Anaïs Cosneau gehört zu den kraftvollsten Stimmen, wenn es um finanzielle Unabhängigkeit von Frauen geht. Als Gründerin des Happy Immo Clubs, dreifache Mutter und Aufsichtsrätin bringt sie Expertise und Haltung zusammen und kämpft für einen gerechteren Immobilienmarkt. Ein Gespräch über Eigentum als Hebel für Gleichstellung, Wut als Antrieb und was sie heute anders machen würde, wenn sie nochmal ganz von vorne anfangen könnte.

„Ich wünsche mir mehr Ehrlichkeit über das, was Familie mit unserer wirtschaftlichen Unabhängigkeit macht"
Anaïs Cosneau, Gründerin des Happy Immo Clubs. Foto: Alicia Minkwitz

Liebe Anaïs, stell Dich doch mal kurz vor: Wie sah Dein Weg bisher aus, und wie bist Du an den Punkt gelangt, an dem Du heute stehst?

Ich bin Anaïs Cosneau. Dreifache Mutter, Gründerin des Happy Immo Clubs, LinkedIn Top Voice, Aufsichtsrätin, Unternehmerin. Mein Weg führte über Paris, Aberdeen, Tokio, Singapur, Shanghai und irgendwann mitten rein in den deutschen Wohnungsmarkt. Ich habe Immobilienprojekte im Wert von über einer Milliarde Euro entwickelt, war lange auf der Seite der großen Player. Aber erst als ich selbst zur Käuferin wurde, habe ich verstanden, wie absurd dieses System ist, besonders für Frauen. Ich habe gesehen, was es heißt, mit Kindern einen Kredit zu bekommen. Wie Frauen bei Besichtigungen übergangen werden. Und wie viel Mut es braucht, sich Eigentum überhaupt zuzutrauen. Heute will ich nicht nur investieren, ich will verändern. Ich will, dass Frauen nicht mehr fragen müssen, ob sie dürfen. Sondern sich nehmen, was ihnen zusteht: Vermögen, Sicherheit und ein Stück Stadt.

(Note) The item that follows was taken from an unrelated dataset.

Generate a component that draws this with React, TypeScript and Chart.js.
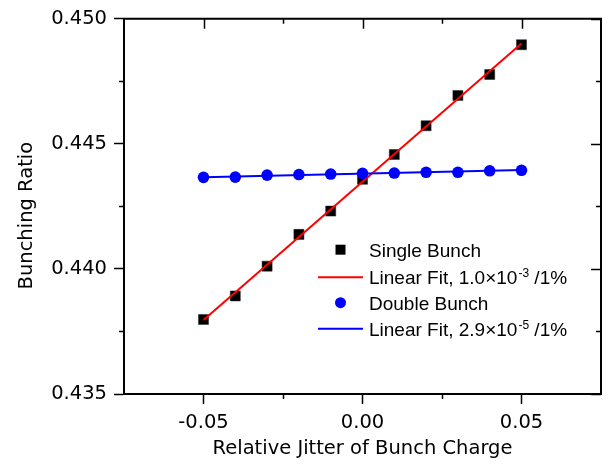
import { useEffect, useRef } from 'react';
import { Chart, registerables } from 'chart.js';

Chart.register(...registerables);

// ---- data ----
const xValues = [-0.05, -0.04, -0.03, -0.02, -0.01, 0, 0.01, 0.02, 0.03, 0.04, 0.05];
const singleBunch = [0.43798, 0.43892, 0.44011, 0.44138, 0.44231, 0.44358, 0.44457, 0.44572, 0.44693, 0.44777, 0.44896];
const doubleBunch = [0.44366, 0.44367, 0.44375, 0.44377, 0.44379, 0.44382, 0.44383, 0.44386, 0.44386, 0.44392, 0.44394];
const fitX = [-0.05, 0.05];
const singleFit = [0.43796, 0.44901];
const doubleFit = [0.44366, 0.44395];

const xMajorTicks = [-0.05, 0, 0.05];
const xMinorTicks = [-0.025, 0.025];
const yMajorTicks = [0.435, 0.44, 0.445, 0.45];
const yMinorTicks = [0.4375, 0.4425, 0.4475];

const legendMain = ['Single Bunch', 'Linear Fit, 1.0\u00D710', 'Double Bunch', 'Linear Fit, 2.9\u00D710'];
const legendSup = ['', '-3', '', '-5'];
const legendTail = ['', ' /1%', '', ' /1%'];

const AXIS_FONT = "'DejaVu Sans', sans-serif";
const LEGEND_FONT = "'Liberation Sans', Arial, sans-serif";

const pts = (xs: number[], ys: number[]) => xs.map((x, i) => ({ x, y: ys[i] }));

const framePlugin = {
  id: 'frameTicks',
  afterDraw(chart: any) {
    const ctx = chart.ctx;
    const { left, right, top, bottom } = chart.chartArea;
    const xs = chart.scales.x;
    const ys = chart.scales.y;
    ctx.save();
    ctx.strokeStyle = '#000';
    ctx.lineWidth = 2;
    ctx.beginPath();
    ctx.moveTo(left - 1, top);
    ctx.lineTo(right, top);
    ctx.lineTo(right, bottom + 1);
    ctx.stroke();
    ctx.lineWidth = 1.5;
    ctx.beginPath();
    xMajorTicks.forEach((v) => {
      const p = Math.round(xs.getPixelForValue(v)) + 0.5;
      ctx.moveTo(p, top);
      ctx.lineTo(p, top + 10);
    });
    xMinorTicks.forEach((v) => {
      const p = Math.round(xs.getPixelForValue(v)) + 0.5;
      ctx.moveTo(p, bottom);
      ctx.lineTo(p, bottom + 5);
      ctx.moveTo(p, top);
      ctx.lineTo(p, top + 5);
    });
    yMajorTicks.forEach((v) => {
      const p = Math.round(ys.getPixelForValue(v)) + 0.5;
      ctx.moveTo(right, p);
      ctx.lineTo(right - 10, p);
    });
    yMinorTicks.forEach((v) => {
      const p = Math.round(ys.getPixelForValue(v)) + 0.5;
      ctx.moveTo(left, p);
      ctx.lineTo(left - 5, p);
      ctx.moveTo(right, p);
      ctx.lineTo(right - 5, p);
    });
    ctx.stroke();
    ctx.restore();
  },
};

const legendPlugin = {
  id: 'customLegend',
  afterDraw(chart: any) {
    const ctx = chart.ctx;
    const { left, top } = chart.chartArea;
    const sampleL = left + 194;
    const sampleR = left + 239;
    const markX = (sampleL + sampleR) / 2;
    const textX = left + 245;
    const rows = [top + 231, top + 258.5, top + 284, top + 310];
    ctx.save();
    rows.forEach((ry, i) => {
      if (i === 0) {
        ctx.fillStyle = '#000';
        ctx.fillRect(markX - 5, ry - 5, 10, 10);
      } else if (i === 2) {
        ctx.fillStyle = '#0000ff';
        ctx.beginPath();
        ctx.arc(markX, ry, 5.5, 0, Math.PI * 2);
        ctx.fill();
      } else {
        ctx.strokeStyle = i === 1 ? '#ff0000' : '#0000ff';
        ctx.lineWidth = 2;
        ctx.beginPath();
        ctx.moveTo(sampleL, ry);
        ctx.lineTo(sampleR, ry);
        ctx.stroke();
      }
      ctx.fillStyle = '#000';
      ctx.textBaseline = 'alphabetic';
      ctx.textAlign = 'left';
      ctx.font = `19px ${LEGEND_FONT}`;
      const base = ry + 7;
      ctx.fillText(legendMain[i], textX, base);
      let x = textX + ctx.measureText(legendMain[i]).width;
      if (legendSup[i]) {
        ctx.font = `12px ${LEGEND_FONT}`;
        ctx.fillText(legendSup[i], x + 1, base - 7);
        x += ctx.measureText(legendSup[i]).width + 1;
        ctx.font = `19px ${LEGEND_FONT}`;
        ctx.fillText(legendTail[i], x, base);
      }
    });
    ctx.restore();
  },
};

export default function App() {
  const canvasRef = useRef<HTMLCanvasElement | null>(null);

  useEffect(() => {
    if (!canvasRef.current) return;
    const axisFont = { family: AXIS_FONT, size: 19.5 };
    const chart = new Chart(canvasRef.current, {
      type: 'scatter',
      data: {
        datasets: [
          {
            label: 'Single Bunch',
            data: pts(xValues, singleBunch),
            pointStyle: 'rect',
            pointRadius: 7.1,
            pointHoverRadius: 7.1,
            backgroundColor: '#000000',
            borderColor: '#222222',
            borderWidth: 0.5,
            showLine: false,
            order: 4,
          },
          {
            label: 'Linear Fit, 1.0×10^-3 /1%',
            data: pts(fitX, singleFit),
            showLine: true,
            pointRadius: 0,
            borderColor: '#ff0000',
            borderWidth: 2,
            backgroundColor: '#ff0000',
            order: 3,
          },
          {
            label: 'Double Bunch',
            data: pts(xValues, doubleBunch),
            pointStyle: 'circle',
            pointRadius: 5.8,
            pointHoverRadius: 5.8,
            backgroundColor: '#0000ff',
            borderColor: '#0000ff',
            borderWidth: 0,
            showLine: false,
            order: 2,
          },
          {
            label: 'Linear Fit, 2.9×10^-5 /1%',
            data: pts(fitX, doubleFit),
            showLine: true,
            pointRadius: 0,
            borderColor: '#0000ff',
            borderWidth: 2,
            backgroundColor: '#0000ff',
            order: 1,
          },
        ],
      },
      options: {
        animation: false,
        responsive: true,
        maintainAspectRatio: false,
        layout: { padding: { top: 18, right: 12, left: 0, bottom: 0 } },
        plugins: { legend: { display: false }, tooltip: { enabled: false } },
        scales: {
          x: {
            type: 'linear',
            min: -0.075,
            max: 0.075,
            afterBuildTicks: (s: any) => {
              s.ticks = xMajorTicks.map((v) => ({ value: v }));
            },
            afterFit: (s: any) => {
              s.height = 72;
            },
            ticks: {
              callback: (v: any) => Number(v).toFixed(2),
              font: axisFont,
              color: '#000',
              padding: 7,
              maxRotation: 0,
              autoSkip: false,
            },
            grid: {
              drawOnChartArea: false,
              drawTicks: true,
              tickLength: 10,
              tickWidth: 1.5,
              tickColor: '#000',
            },
            border: { color: '#000', width: 2 },
            title: {
              display: true,
              text: 'Relative Jitter of Bunch Charge',
              font: axisFont,
              color: '#000',
              padding: { top: 0, bottom: 5 },
            },
          },
          y: {
            type: 'linear',
            min: 0.435,
            max: 0.45,
            afterBuildTicks: (s: any) => {
              s.ticks = yMajorTicks.map((v) => ({ value: v }));
            },
            afterFit: (s: any) => {
              s.width = 124;
            },
            ticks: {
              callback: (v: any) => Number(v).toFixed(3),
              font: axisFont,
              color: '#000',
              padding: 7,
              autoSkip: false,
            },
            grid: {
              drawOnChartArea: false,
              drawTicks: true,
              tickLength: 10,
              tickWidth: 1.5,
              tickColor: '#000',
            },
            border: { color: '#000', width: 2 },
            title: {
              display: true,
              text: 'Bunching Ratio   ',
              font: axisFont,
              color: '#000',
              padding: { top: 15, bottom: 0 },
            },
          },
        },
      },
      plugins: [framePlugin, legendPlugin],
    });
    return () => chart.destroy();
  }, []);

  return (
    <div style={{ position: 'absolute', left: 0, top: 0, width: 613, height: 466, background: '#fff' }}>
      <canvas ref={canvasRef} />
    </div>
  );
}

Was hat Dich dazu bewogen, den Happy Immo Club zu gründen?

Ich war gerade frisch Mutter und plötzlich nicht mehr CEO-Material, sondern ein „Risiko“. Mir wurde geraten, erst mal zu Hause zu bleiben. Ich würde schon merken, dass ich keine Lust mehr auf Karriere habe. Aber das Gegenteil war der Fall: Ich hatte mehr Lust denn je. Und gleichzeitig zum ersten Mal das Gefühl, finanziell verwundbar zu sein. Also habe ich angefangen, Wohnungen zu kaufen. Obwohl ich vom Fach bin, war es ein krasser Schritt. Keine Freundin von mir war auf Besichtigungen. Keine war schon Eigentümerin. Und alle dachten: „Immobilien? Sind nichts für mich.“ Dabei war mir sofort klar: Wenn ich das kann, können das andere auch, aber eben nicht alleine. Deshalb: Club statt Einzelkämpferin. Ich wollte einen Ort schaffen, an dem Frauen ihre Fragen stellen können, ohne ausgelacht zu werden. Einen Ort, der sie ernst nimmt.

Gab es einen Moment, in dem Du alles hinschmeißen wolltest und was hat Dich davon abgehalten?

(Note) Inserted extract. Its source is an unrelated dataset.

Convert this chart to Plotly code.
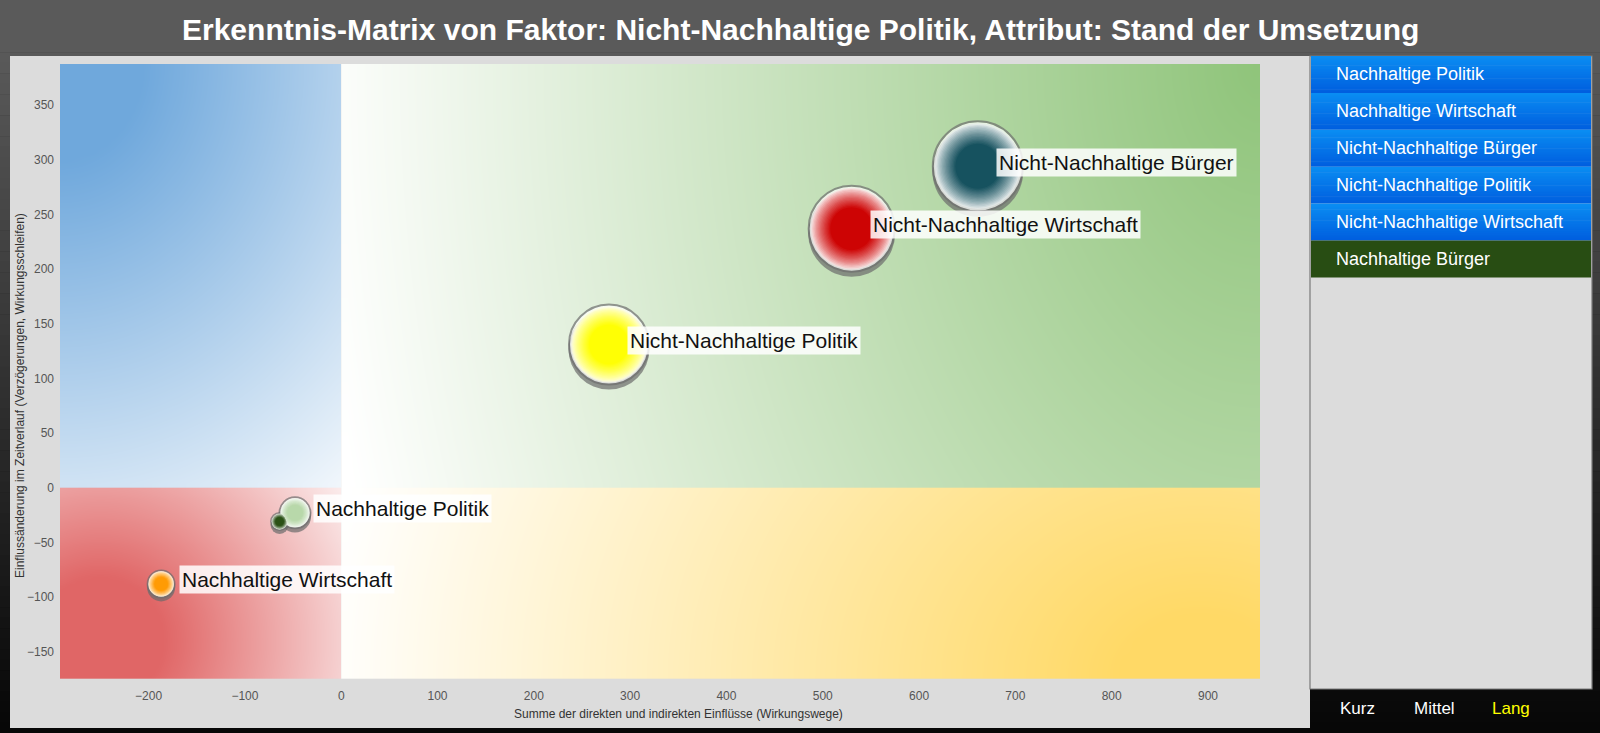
import numpy as np
import plotly.graph_objects as go

# ---------------- data ----------------
names = ["Nachhaltige Politik", "Nachhaltige Wirtschaft", "Nicht-Nachhaltige Bürger",
         "Nicht-Nachhaltige Politik", "Nicht-Nachhaltige Wirtschaft", "Nachhaltige Bürger"]
wirkungswege = [-48, -187, 661, 278, 530, -64]      # x: Summe der Einflüsse
zeitverlauf = [-23, -88, 294, 131, 237, -31]        # y: Einflussänderung
umsetzung = [31, 27, 90, 80, 86, 17]                # bubble size value
farben = ["#b6d7a8", "#ff9900", "#134f5c", "#ffff00", "#cc0000", "#274e13"]
beschriftet = [True, True, True, True, True, False]
legend_items = names
legend_selected = "Nachhaltige Bürger"
x_ticks = [-200, -100, 0, 100, 200, 300, 400, 500, 600, 700, 800, 900]
y_ticks = [-150, -100, -50, 0, 50, 100, 150, 200, 250, 300, 350]
zeitraum = ["Kurz", "Mittel", "Lang"]
zeitraum_aktiv = "Lang"
title = "Erkenntnis-Matrix von Faktor: Nicht-Nachhaltige Politik, Attribut: Stand der Umsetzung"
x_title = "Summe der direkten und indirekten Einflüsse (Wirkungswege)"
y_title = "Einflussänderung im Zeitverlauf (Verzögerungen, Wirkungsschleifen)"

# ---------------- geometry ----------------
W, H = 1600, 733
PL, PR, PT, PB = 60, 1260, 64, 679
XR = [-292, 954]
YR = [-175, 387.6]
FONT = "Liberation Sans, Arial, sans-serif"


def dx2px(x):
    return PL + (np.asarray(x) - XR[0]) / (XR[1] - XR[0]) * (PR - PL)


def dy2px(y):
    return PB - (np.asarray(y) - YR[0]) / (YR[1] - YR[0]) * (PB - PT)


def pxx(px):
    return (px - PL) / (PR - PL)


def pxy(py):
    return (PB - py) / (PB - PT)


def hex2rgb(h):
    h = h.lstrip("#")
    return tuple(int(h[i:i + 2], 16) for i in (0, 2, 4))


def mix(c1, c2, t):
    a, b = hex2rgb(c1), hex2rgb(c2)
    r = [round(a[i] + (b[i] - a[i]) * t) for i in range(3)]
    return "rgb(%d,%d,%d)" % tuple(r)


fig = go.Figure()

# ---------------- quadrant backgrounds ----------------
def quad(x0, x1, y0, y1, color, cx, cy, a, b, k, nx=70, ny=50):
    xe = np.linspace(x0, x1, nx + 1)
    ye = np.linspace(y0, y1, ny + 1)
    xc = (xe[:-1] + xe[1:]) / 2
    yc = (ye[:-1] + ye[1:]) / 2
    X, Y = np.meshgrid(dx2px(xc), dy2px(yc))
    d = np.sqrt(((X - cx) / a) ** 2 + ((Y - cy) / b) ** 2)
    z = np.clip((1 - d) * k, 0, 1)
    return go.Heatmap(x=xe, y=ye, z=z, zmin=0, zmax=1,
                      colorscale=[[0, "#ffffff"], [1, color]], showscale=False,
                      zsmooth="best", hoverinfo="skip")


fig.add_trace(quad(XR[0], 0, 0, YR[1], "#6fa8dc", 60, 64, 500, 580, 1.2))
fig.add_trace(quad(XR[0], 0, YR[0], 0, "#e06666", 100, 640, 320, 310, 1.25))
fig.add_trace(quad(0, XR[1], 0, YR[1], "#8fc47a", 1260, 64, 950, 1400, 1.0))
fig.add_trace(quad(0, XR[1], YR[0], 0, "#ffd966", 1200, 679, 880, 700, 1.1))

# ---------------- bubbles ----------------
px_per_y = (PB - PT) / (YR[1] - YR[0])
sizes = np.array(umsetzung, dtype=float)
shadow_y = [y - (3 + 0.02 * s) / px_per_y for y, s in zip(zeitverlauf, sizes)]

fig.add_trace(go.Scatter(x=wirkungswege, y=shadow_y, mode="markers", hoverinfo="skip",
                         marker=dict(size=sizes + 1, color="#6b6b6b", line=dict(width=0))))
fig.add_trace(go.Scatter(x=wirkungswege, y=zeitverlauf, mode="markers", hoverinfo="skip",
                         marker=dict(size=sizes, color="#ffffff",
                                     line=dict(width=2, color="#6e6e6e"))))
N = 16
for k in range(N):
    f = 0.95 - 0.45 * k / (N - 1)
    t = 0.12 + 0.88 * (k / (N - 1)) ** 0.75
    fig.add_trace(go.Scatter(x=wirkungswege, y=zeitverlauf, mode="markers", hoverinfo="skip",
                             marker=dict(size=sizes * f,
                                         color=[mix("#ffffff", c, t) for c in farben],
                                         line=dict(width=0))))

# ---------------- shapes (page chrome) ----------------
shapes = []
nstripe = 70
for i in range(nstripe):
    y0 = H * i / nstripe
    y1 = H * (i + 1) / nstripe + 0.5
    ym = (y0 + y1) / 2
    v = 90 if ym < 50 else 90 - 84 * (ym - 50) / (H - 50)
    v = int(round(v))
    shapes.append(dict(type="rect", xref="paper", yref="paper", layer="below",
                       x0=pxx(0), x1=pxx(W), y0=pxy(y1), y1=pxy(y0),
                       fillcolor="rgb(%d,%d,%d)" % (v, v, v), line=dict(width=0)))
# main panel
shapes.append(dict(type="rect", xref="paper", yref="paper", layer="below",
                   x0=pxx(10), x1=pxx(1310), y0=pxy(728), y1=pxy(56),
                   fillcolor="#dcdcdc", line=dict(width=0)))
# legend panel
shapes.append(dict(type="rect", xref="paper", yref="paper", layer="below",
                   x0=pxx(1310), x1=pxx(1592), y0=pxy(689), y1=pxy(56),
                   fillcolor="#dcdcdc", line=dict(width=1.2, color="#7a7a7a")))
ITEM_H = 36.9
annotations = []
for i, name in enumerate(legend_items):
    top = 56 + ITEM_H * i
    if name == legend_selected:
        shapes.append(dict(type="rect", xref="paper", yref="paper", layer="above",
                           x0=pxx(1311), x1=pxx(1591), y0=pxy(top + ITEM_H), y1=pxy(top),
                           fillcolor="#284d13", line=dict(width=0)))
    else:
        ns = 20
        for j in range(ns):
            s0 = top + ITEM_H * j / ns
            s1 = top + ITEM_H * (j + 1) / ns + 0.6
            shapes.append(dict(type="rect", xref="paper", yref="paper", layer="above",
                               x0=pxx(1311), x1=pxx(1591), y0=pxy(min(s1, top + ITEM_H)),
                               y1=pxy(s0),
                               fillcolor=mix("#0a8cf2", "#005fdf", j / (ns - 1)),
                               line=dict(width=0)))
    annotations.append(dict(xref="paper", yref="paper", x=pxx(1334), y=pxy(top + ITEM_H / 2),
                            text=name, showarrow=False, xanchor="left", yanchor="middle",
                            font=dict(family=FONT, size=18, color="#ffffff")))

# period buttons
for name, cx in zip(zeitraum, [1357, 1434, 1511]):
    annotations.append(dict(xref="paper", yref="paper", x=pxx(cx), y=pxy(708),
                            text=name, showarrow=False, xanchor="center", yanchor="middle",
                            font=dict(family=FONT, size=17,
                                      color="#ffff00" if name == zeitraum_aktiv else "#ffffff")))

# title
annotations.append(dict(xref="paper", yref="paper", x=pxx(800), y=pxy(29), text=title,
                        showarrow=False, xanchor="center", yanchor="middle",
                        font=dict(family=FONT, size=30, color="#ffffff", weight="bold")))
# axis titles
annotations.append(dict(xref="paper", yref="paper", x=pxx(512), y=pxy(714), text=x_title,
                        showarrow=False, xanchor="left", yanchor="middle",
                        font=dict(family=FONT, size=12, color="#333333")))
annotations.append(dict(xref="paper", yref="paper", x=pxx(20), y=pxy(396), text=y_title,
                        showarrow=False, xanchor="center", yanchor="middle", textangle=-90,
                        font=dict(family=FONT, size=12, color="#333333")))

# bubble labels
for name, xv, yv, lab in zip(names, wirkungswege, zeitverlauf, beschriftet):
    if lab:
        annotations.append(dict(xref="x", yref="y", x=xv, y=yv, text=name, showarrow=False,
                                xanchor="left", yanchor="middle", xshift=18, yshift=4,
                                bgcolor="rgba(255,255,255,0.85)", borderpad=2,
                                font=dict(family=FONT, size=21, color="#111111")))

fig.update_layout(
    width=W, height=H, autosize=False,
    margin=dict(l=PL, r=W - PR, t=PT, b=H - PB, pad=0),
    paper_bgcolor="#050505", plot_bgcolor="rgba(0,0,0,0)",
    showlegend=False, shapes=shapes, annotations=annotations,
    xaxis=dict(range=XR, tickvals=x_ticks, showgrid=False, zeroline=False, showline=False,
               ticks="", ticklabelstandoff=8, fixedrange=True,
               tickfont=dict(family=FONT, size=12, color="#555555")),
    yaxis=dict(range=YR, tickvals=y_ticks, showgrid=False, zeroline=False, showline=False,
               ticks="", ticklabelstandoff=5, fixedrange=True,
               tickfont=dict(family=FONT, size=12, color="#555555")),
)

fig.write_html("out.html")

Oh ja. Mehr als einen. LinkedIn war so ein Moment: Ich habe gepostet, gedacht „das muss doch jetzt zünden“ und nichts. 100 Views, 20 Likes. Wochenlang. Ich war kurz davor, aufzugeben. Dann habe ich mir Profis an die Seite geholt, gelernt, was wirklich wirkt und heute ist LinkedIn meine stärkste Plattform. Gleiches bei Instagram. Wir hingen ewig bei 10.000 Follower:innen fest, kein Wachstum, kein Impact. Dann das richtige Team, die richtige Strategie und in wenigen Monaten auf über 40.000. Auch der Podcast dümpelte monatelang bei 200 Hörerinnen. Heute schreiben uns Frauen: „Ich habe durch euch gekauft.“ Ich hätte das alles fast hingeworfen. Aber ich konnte nicht. Denn ich weiß, wie viele Frauen auf genau diesen Ort warten. Was mich hält? Die Community. Und meine Wut auf Systeme, die uns klein halten und auf Stimmen, die sagen: „Sei doch froh, dass du überhaupt arbeiten darfst.“

Ihr setzt Euch für finanzielle Unabhängigkeit durch Immobilien ein. Wie kann der Immobilienmarkt einen Beitrag zur Gleichstellung leisten?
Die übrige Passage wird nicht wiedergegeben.